If you happen to be out in tall grass or even raking up leaves in your backyard—as a tick can travel long distances on a host (like a mouse) and end up quite close to your home—and a tick embeds itself in your skin, immediate removal is best. In order to transmit a disease, a tick needs to be attached from between three to ninety-six hours, depending on the tick and the disease.
Now for the truth—the best way to remove a tick is by using tweezers. Holding those tweezers as close to your skin as possible, pull the tick upward with a steady, even motion. Try not to twist it or move it around too much, as you don’t want part of the tick to break off in your skin. If pieces are left in your skin, try to remove them also; but if you can’t, leave the area alone to heal. Once the tick is removed, clean the area and your hands with soap and water or rubbing alcohol.
It’s important to note that you don’t want to crush the tick. In crushing it, you could accidentally express the tick’s saliva further into your skin. This would not be good news, as you could increase the chance of getting a tick-borne infection.
Consider saving the tick in a sealed Ziplock bag in your freezer. This way, if you end up feeling ill, you have the evidence to bring to your doctor and could get it sent to the lab for testing.
Final Word on Spiders, Bees, and Ticks
Dr. Killigan’s mission is to restore peace of mind. If you have spiders in your living room or basement (or anywhere else in or around your abode for that matter), a bee’s nest near your home or ticks in your neck of the woods, we’re in the business of Killing Them Softly™. All of our products are non-toxic, safe to be used around children and pets, and come with a 100% satisfaction guarantee.
If you’re wanting a preventive measure against spiders, I would use Dr. Killigan’s Insect Buster. The Insect Buster, when it is used to disperse diatomaceous earth, is highly effective against spiders. Targeting entry points into your home, such as your front and back door, your garage, and your windows, apply a thick application of DE powder. Leave the application for at least 7 days and then reapply. Note: Diatomaceous earth is effective as long as it remains dry.
When spiders comes into contact with DE, the powder’s tiny dust particles cling to the legs and body of the spider. When the insect later grooms the powder off their bodies, it poisons them, as they can neither digest nor excrete the substance. Once this takes place, the spider dies.
Did you know that bees are responsible for about one-sixth of all pollination that occurs? The very work of pollination is a wonderful natural way to maintain our system of food production. Where in the world would we be without bees? Contact the American Beekeeping Federation or Apiary Inspectors of America. It’s likely that a local beekeeper may be able to take them off your hands at little or no cost, depending on the location of the hive or swarm.
On the other hand, if you’re dealing with wasps—including hornets and yellow jackets, which are just two of the 4,000 different species of wasp living in the United States—Dr. Killigan’s Insect Buster is the tool you need.
Wasps will encounter this powder and carry it back to their burrow whether other wasps will encounter it.
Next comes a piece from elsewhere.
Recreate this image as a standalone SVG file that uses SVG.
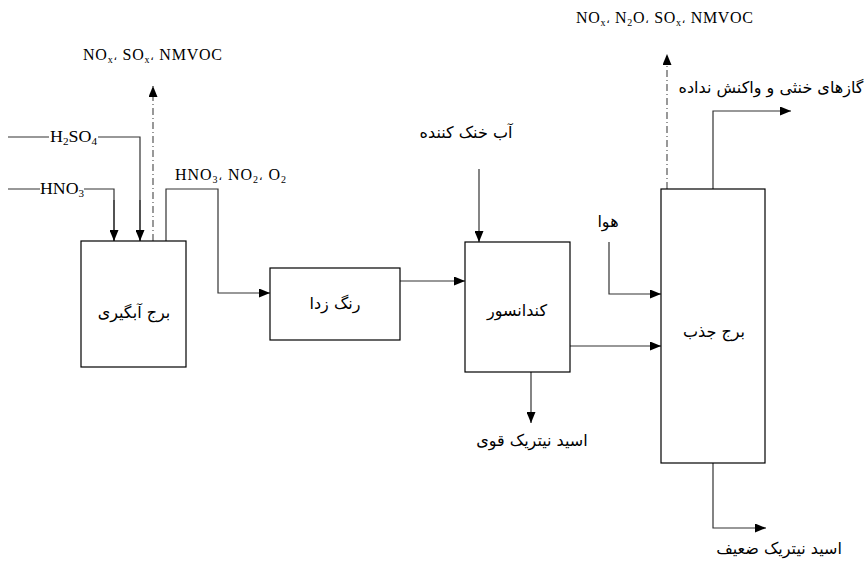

These encounters are the beginning of their deaths.
Using the Insect Buster, spray DE around the stinging insect’s home. I recommend creating a line of continual dust. Continue this practice daily, for a week’s time, in order to reduce or eliminate the population. Note: It is important to do this at night, when the wasps are sleeping.
If you are concerned about the presence of ticks in your area, I offer the following tips.
- Use a repellent.
- Wear light-colored clothing.
- Tuck pant legs into socks.
- Avoid tick-infested areas.
- Check yourself, your children, and your pets for ticks and carefully remove any and all of them.